Bernie Madoff, he of the 11 counts of fraud and billions of dollars in losses in a Ponzi scheme, isn’t wasting a day of his 150-year prison sentence by speaking out against the unfairness of his sentence. Yup, the guy who stole billions of dollars has some fresh ideas about what is wrong with the justice system, starting with Danny Chin, the judge who considered—and refused—a shorter sentence.

First of all, shouldn’t this guy be too tired from making some license plates to open his lying, life-ruining mouth?  He’s 73 years old and never appealed Chin’s sentence, but Bernie Madoff, who sees himself as a “human piñata,” calls Chin “anything but fair, with zero understanding of the industry.” This implies, of course, that if he did understand the industry, he would clearly see that defrauding clients of billions over 20 years is really not that big a deal. Solid logic there, sir.
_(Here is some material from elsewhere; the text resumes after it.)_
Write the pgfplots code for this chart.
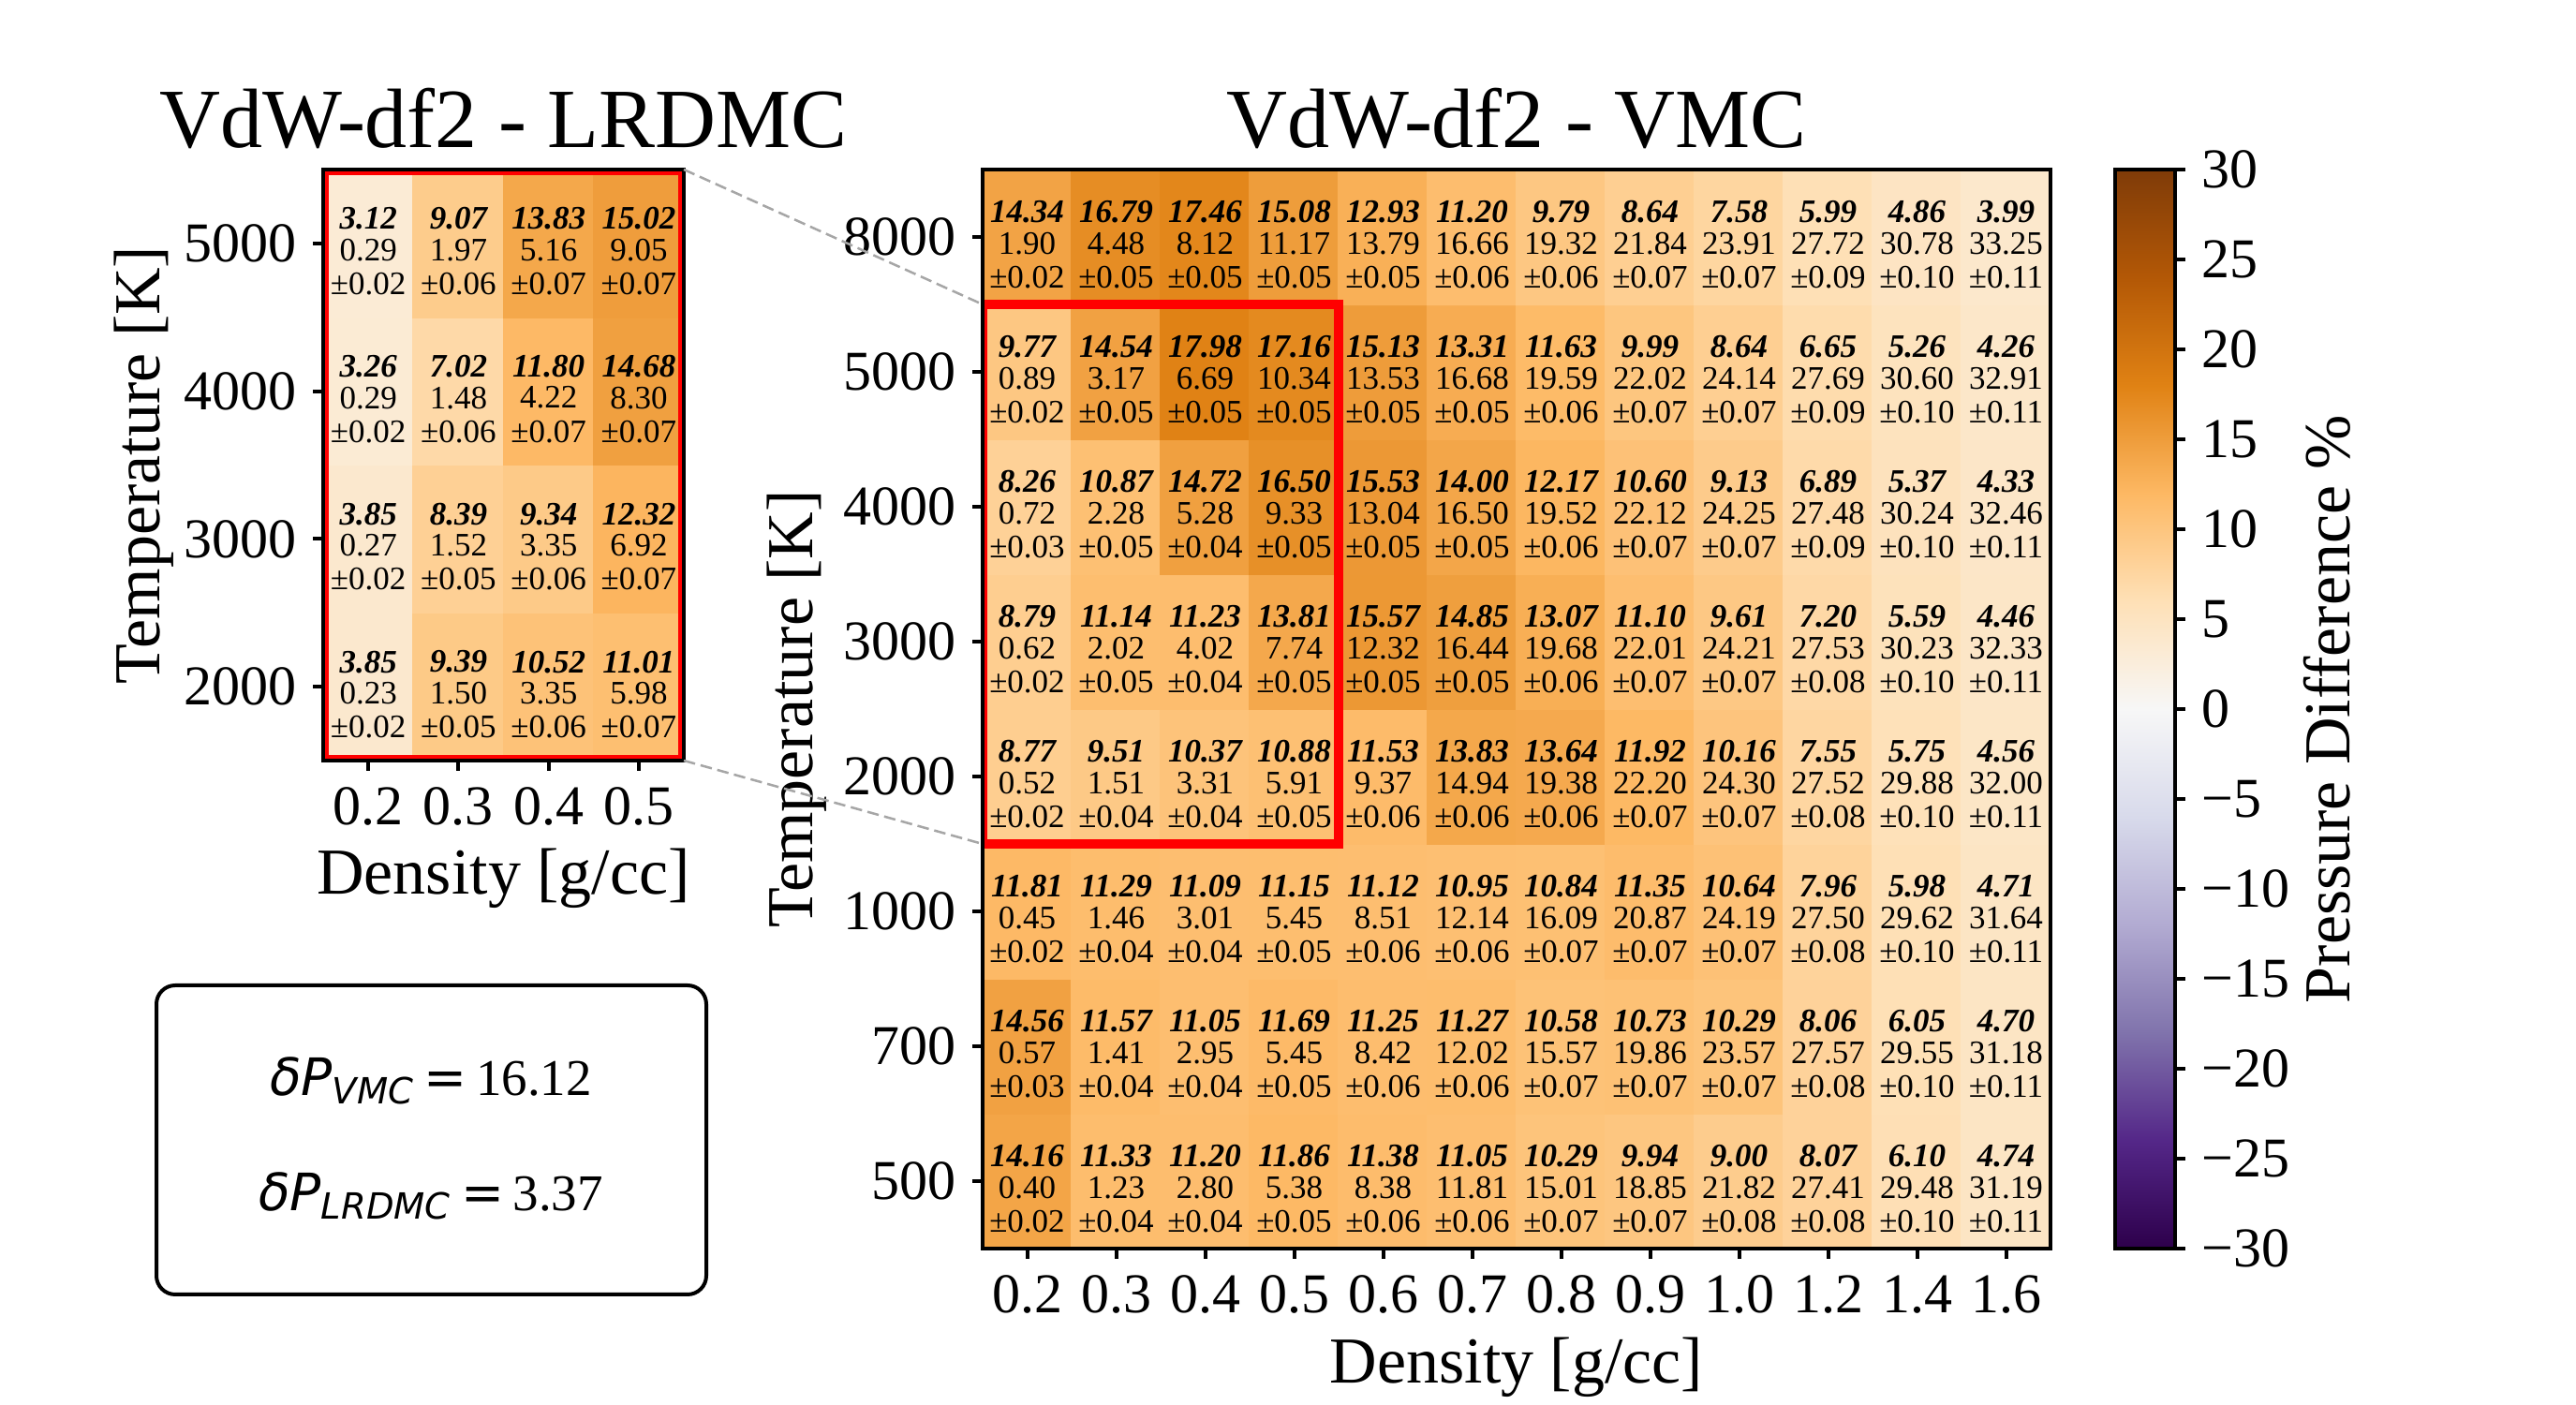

Madoff would like to remind us mere mortals, who do not and never will understand the industry, that he never put the money in the stock market and is not responsible for the recession (“Remember,” he stated, “they caused the recession, not me”). Rather, he thinks the sentence he received was extreme because the legal system needed to make an example of somebody and he was the perfect candidate.

I’d play my tiny violin right about now, but I had to pawn it to pay off my second mortgage. Which brings us back to the human piñata. The audacity of this man to complain about his sentence—at 73, anything over 25 years is really a life sentence—and then call the judge inadequate is hardly symbolic of Madoff’s self-proclaimed “remorse and shame for what (he had) done.” Out of curiosity, when you devote decades to consciously and intentionally robbing people of their life’s savings, pensions and retirements, what cost benefit analysis goes through your head? “Let’s see here… if I get caught—and that’s a big if—they’re probably going to make me give a few bil back, I’ll do the mea-culpa dog-and-pony show and they’ll maybe give me six months on each of four charges. I’ll take my chances!”